In many polymer processes semi-batch reactors are used, and only a few examples of continuous reactors appear in the patent literature. As the product demand of a polymer increases, larger or more semi-batch reactors are built to meet the demand, and the capital cost per production capacity is predictably lowered. However, this capital cost is still too high for re-investment, and alternative lower capital cost solutions, such as switching the production from semi-batch to continuous processes, could help sustain growth. Hence, continuous processes can reduce the capital cost and the cost required for heat transfer equipment, since the heat load is more evenly distributed over time. In addition, continuous reactors are easier to optimize at a steady state to maximize the overall production rate. However, continuous reactors are not as flexible regarding multiple products, product transition can be difficult, and scale-up of the products requires extra investment. The motivation of this project is to switch the current production from the existing semi-batch reactors to continuous reactors, such as plug flow and continuous stir tank reactors, to lower the capital cost. Furthermore, it is not efficient to use the reactor network to produce a single rigid polyol. Therefore, we aim to construct a reactor configuration that is able to produce multiple rigid polyols. In addition, we are interested in output a pareto chart of capital cost vs. (Net sales – Operation cost).

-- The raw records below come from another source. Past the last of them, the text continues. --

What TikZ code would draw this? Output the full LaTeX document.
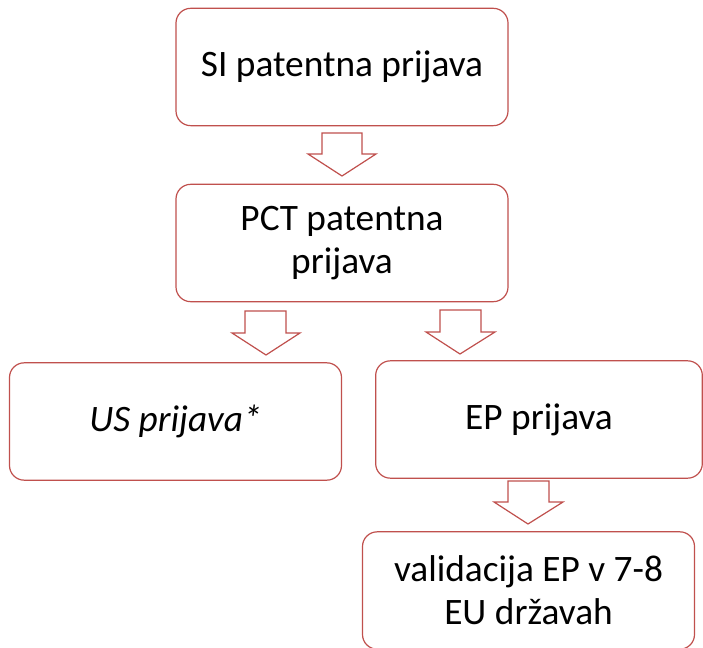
\documentclass[tikz,border=0pt]{standalone}
\usepackage{fontspec}
\setmainfont{Carlito}
\definecolor{acc}{RGB}{192,80,77}
\begin{document}
\begin{tikzpicture}[x=0.75pt,y=-0.75pt,
  box/.style={draw=acc,line width=0.9pt,rounded corners=11pt,fill=white,
    minimum width=249pt,minimum height=88pt,inner sep=0pt,align=center,
    font=\fontsize{28}{32}\selectfont},
  blockarrow/.style={draw=acc,line width=0.9pt,fill=white,line join=miter}]
\useasboundingbox (0,0) rectangle (703,648);
\clip (0,0) rectangle (703,648);
\node[box] (si) at (342,67) {SI patentna prijava};
\node[box] (pct) at (342,243) {PCT patentna\\prijava};
\node[box] (us) at (175.5,421.5) {\itshape US prijava*};
\node[box,minimum width=245pt] (ep) at (539,419.5) {EP prijava};
\node[box] (val) at (528.5,590.5) {validacija EP v 7-8\\EU državah};
% block arrows
\draw[blockarrow] (322,133) -- (362,133) -- (362,154) -- (376,154) -- (342,176) -- (308,154) -- (322,154) -- cycle;
\draw[blockarrow] (245,311) -- (286,311) -- (286,333) -- (300,333) -- (266,355) -- (232,333) -- (245,333) -- cycle;
\draw[blockarrow] (440,310) -- (481,310) -- (481,332) -- (495,332) -- (460,354) -- (426,332) -- (440,332) -- cycle;
\draw[blockarrow] (508,481) -- (549,481) -- (549,502) -- (563,502) -- (528,524) -- (494,502) -- (508,502) -- cycle;
\end{tikzpicture}
\end{document}
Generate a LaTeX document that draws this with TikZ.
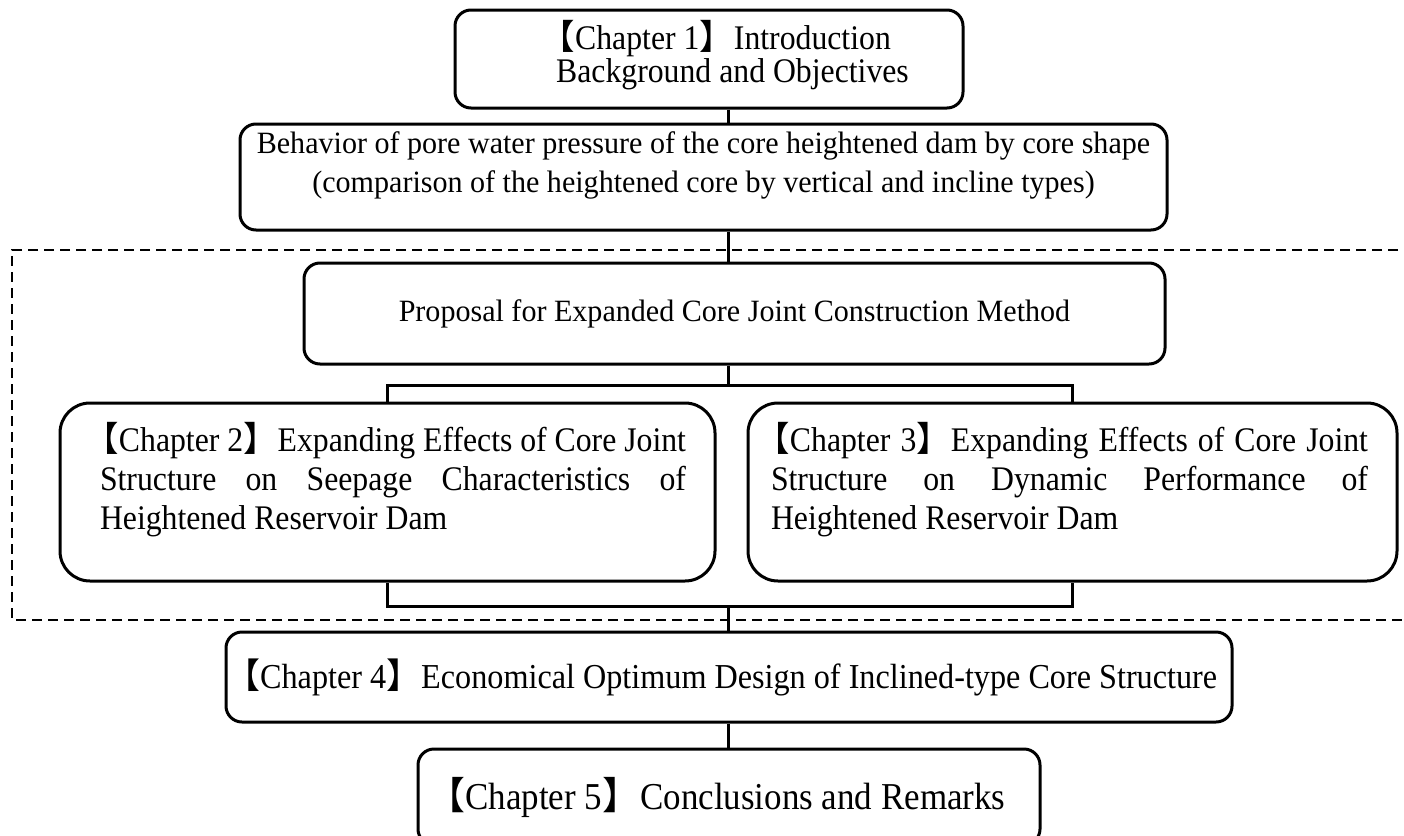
\documentclass[tikz,border=0pt]{standalone}
\usepackage{fontspec}
\setmainfont{Liberation Serif}
\newfontfamily\fA[FakeStretch=0.97]{Liberation Serif}
\newfontfamily\fB[FakeStretch=0.92]{Liberation Serif}
\newfontfamily\cjk{Noto Sans CJK SC}
\newcommand\lbk{\kern-.45em{\cjk 【}}
\newcommand\rbk{{\cjk 】}}
\begin{document}
\begin{tikzpicture}[x=1pt,y=-1pt,
  box/.style={draw,line width=3pt,rounded corners=16pt,inner sep=0pt},
  bigbox/.style={box,rounded corners=30pt},
  txt/.style={inner sep=0pt,align=center},
  link/.style={line width=3pt},
  frame/.style={line width=2.5pt,dash pattern=on 10pt off 6pt}]
\useasboundingbox (0,0) rectangle (1404,835);
\coordinate (spine) at (728,0);
% boxes
\node[box,minimum width=508pt,minimum height=98pt] (b1) at (709,59) {};
\node[box,minimum width=927pt,minimum height=106pt] (b2) at (703.5,177) {};
\node[box,minimum width=861pt,minimum height=101pt] (b3) at (734.5,313.5) {};
\node[bigbox,minimum width=655pt,minimum height=178pt] (c2) at (387.5,492) {};
\node[bigbox,minimum width=649pt,minimum height=178pt] (c3) at (1072.5,492) {};
\node[box,minimum width=1006pt,minimum height=90pt] (c4) at (729,677) {};
\node[box,minimum width=622pt,minimum height=96pt] (c5) at (729,797) {};
% texts
\node[txt,align=left,anchor=west,font=\fB\fontsize{34.5}{33}\selectfont] (b1t) at ([xshift=-153pt,yshift=4pt]b1.center)
  {\lbk Chapter 1\rbk Introduction\\Background and Objectives};
\node[txt,font=\fA\fontsize{31}{39}\selectfont] (b2t) at ([yshift=12pt]b2.center)
  {Behavior of pore water pressure of the core heightened dam by core shape\\(comparison of the heightened core by vertical and incline types)};
\node[txt,font=\fA\fontsize{31}{39}\selectfont] (b3t) at (b3.center)
  {Proposal for Expanded Core Joint Construction Method};
\node[txt,font=\fB\fontsize{34.5}{39}\selectfont,text width=586pt,align=justify] (c2t) at ([xshift=5.5pt,yshift=12pt]c2.center)
  {\lbk Chapter 2\rbk Expanding Effects of Core Joint\linebreak Structure on Seepage Characteristics of\linebreak Heightened Reservoir Dam};
\node[txt,font=\fB\fontsize{34.5}{39}\selectfont,text width=597pt,align=justify] (c3t) at ([xshift=-3pt,yshift=12pt]c3.center)
  {\lbk Chapter 3\rbk Expanding Effects of Core Joint\linebreak Structure on Dynamic Performance of\linebreak Heightened Reservoir Dam};
\node[txt,font=\fB\fontsize{35}{39}\selectfont] (c4t) at (c4.center)
  {\lbk Chapter 4\rbk Economical Optimum Design of Inclined-type Core Structure};
\node[txt,font=\fB\fontsize{38}{39}\selectfont] (c5t) at ([xshift=-4pt]c5.center)
  {\lbk Chapter 5\rbk Conclusions and Remarks};
% connectors
\coordinate (jt) at (728,385);
\coordinate (jb) at (728,606);
\draw[link] (b1.south -| spine) -- (b2.north -| spine);
\draw[link] (b2.south -| spine) -- (b3.north -| spine);
\draw[link] (b3.south -| jt) -- (jt);
\draw[link] (c2.north) |- (jt) -| (c3.north);
\draw[link] (c2.south) |- (jb) -| (c3.south);
\draw[link] (jb) -- (c4.north -| jb);
\draw[link] (c4.south -| spine) -- (c5.north -| spine);
% dashed frame
\coordinate (fa) at (1430,250);
\coordinate (fb) at (12,250);
\coordinate (fc) at (12,620);
\coordinate (fd) at (1430,620);
\draw[frame] (fa) -- (fb) -- (fc) -- (fd);
\end{tikzpicture}
\end{document}
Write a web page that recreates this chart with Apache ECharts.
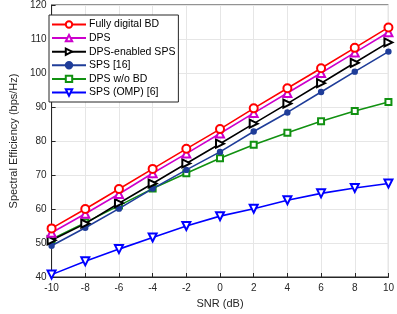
<!DOCTYPE html>
<html><head><meta charset="utf-8">
<script src="https://cdn.jsdelivr.net/npm/echarts@6/dist/echarts.min.js"></script>
<style>html,body{margin:0;padding:0;background:#fff}#c{width:397px;height:314px}</style>
</head><body><div id="c"></div>
<script>
const snr = [-10,-8,-6,-4,-2,0,2,4,6,8,10];
const fullyDigitalBD = [54.3,60.0,65.9,71.8,77.7,83.5,89.6,95.5,101.4,107.4,113.4];
const dps = [53.0,58.6,64.4,70.5,76.3,82.2,88.2,94.1,100.0,106.0,112.0];
const dpsEnabledSPS = [50.8,55.7,61.7,67.5,73.4,79.2,85.1,91.0,97.0,103.0,109.0];
const sps16 = [49.2,54.5,60.1,66.0,71.5,76.8,82.8,88.4,94.4,100.4,106.3];
const dpsWoBD = [51.1,56.0,61.0,66.0,70.5,74.9,78.9,82.4,85.8,88.8,91.5];
const spsOMP = [40.7,44.6,48.2,51.6,55.0,57.9,60.1,62.6,64.6,66.2,67.5];
const yTicks = [40,50,60,70,80,90,100,110,120];

const names = ['Fully digital BD','DPS','DPS-enabled SPS','SPS [16]','DPS w/o BD','SPS (OMP) [6]'];
const datas = [fullyDigitalBD,dps,dpsEnabledSPS,sps16,dpsWoBD,spsOMP];
const colors = ['#ff0000','#cc00cc','#000000','#1f3d99','#119111','#0000ff'];
const symbols = ['emptyCircle','emptyTriangle','emptyTriangle','circle','emptyRect','emptyTriangle'];
const rot = [0,0,-90,0,0,180];
const sizes = [8,8,8,5,6,8];

const series = names.map((n,i)=>({
  name:n, type:'line', data: snr.map((x,j)=>[x,datas[i][j]]),
  symbol:symbols[i], symbolRotate:rot[i], symbolSize:sizes[i], showAllSymbol:true,
  lineStyle:{color:colors[i], width:1.6},
  itemStyle:{color:colors[i], borderColor:colors[i], borderWidth:1.4},
  color:colors[i], animation:false, z:10-i
}));

const chart = echarts.init(document.getElementById('c'));
chart.setOption({
  animation:false,
  grid:{left:41,right:8,top:5,bottom:34,show:true,borderColor:'#262626',borderWidth:1},
  legend:{orient:'vertical',left:49,top:15,itemWidth:34,itemHeight:8,itemGap:0.6,
    backgroundColor:'#fff',borderColor:'#262626',borderWidth:1,padding:[3,3,3,2],
    textStyle:{fontSize:10.5,lineHeight:13,color:'#000',padding:[0,0,0,-2],fontFamily:'Liberation Sans, Arial'},
    data:names},
  xAxis:{type:'value',min:-10,max:10,interval:2,
    name:'SNR (dB)',nameLocation:'middle',nameGap:21,
    nameTextStyle:{fontSize:11,color:'#262626',fontFamily:'Liberation Sans, Arial'},
    axisLine:{show:true,onZero:false,lineStyle:{color:'#262626'}},
    axisTick:{show:true,inside:true,length:4,lineStyle:{color:'#262626'}},
    axisLabel:{fontSize:10,color:'#262626',margin:6,fontFamily:'Liberation Sans, Arial'},
    splitLine:{show:true,lineStyle:{color:'#e6e6e6'}}},
  yAxis:{type:'value',min:40,max:120,interval:10,
    name:'Spectral Efficiency (bps/Hz)',nameLocation:'middle',nameGap:24,
    nameTextStyle:{fontSize:11,color:'#262626',fontFamily:'Liberation Sans, Arial'},
    axisLine:{show:true,onZero:false,lineStyle:{color:'#262626'}},
    axisTick:{show:true,inside:true,length:4,lineStyle:{color:'#262626'}},
    axisLabel:{fontSize:10,color:'#262626',margin:5,fontFamily:'Liberation Sans, Arial',
      formatter:v=>yTicks.includes(v)?String(v):''},
    splitLine:{show:true,lineStyle:{color:'#e6e6e6'}}},
  series:series
});
</script></body></html>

In this talk, we first focus on developing continuous reactor network models able to produce multiple rigid polyols under strict product and safety specifications. At the same time, we determine the optimal decision profiles that lead to minimum capital cost. Decision variables include the feed rates of initiator, monomers and catalyst, reactor temperature, residence time, number and location of monomer injection points. Moreover, we narrow down the types of continuous reactors that can be part of the network to two: plug flow reactor (PFR) with multiple feed injection points and continuous stirred tank reactor (CSTR). The PFR model is a differential algebraic equation (DAE) optimization problem. The simultaneous collocation method is applied to transform the DAE into a mixed integer nonlinear programming (MINLP) problem. An iterative algorithm is proposed to solve the MINLP, where binary variables are manually fixed. After obtaining the optimal capital cost, we move on to the second stage, which can be defined as a multi-scenario design problem with multiple products, to generate the pareto chart of capital cost vs. profit.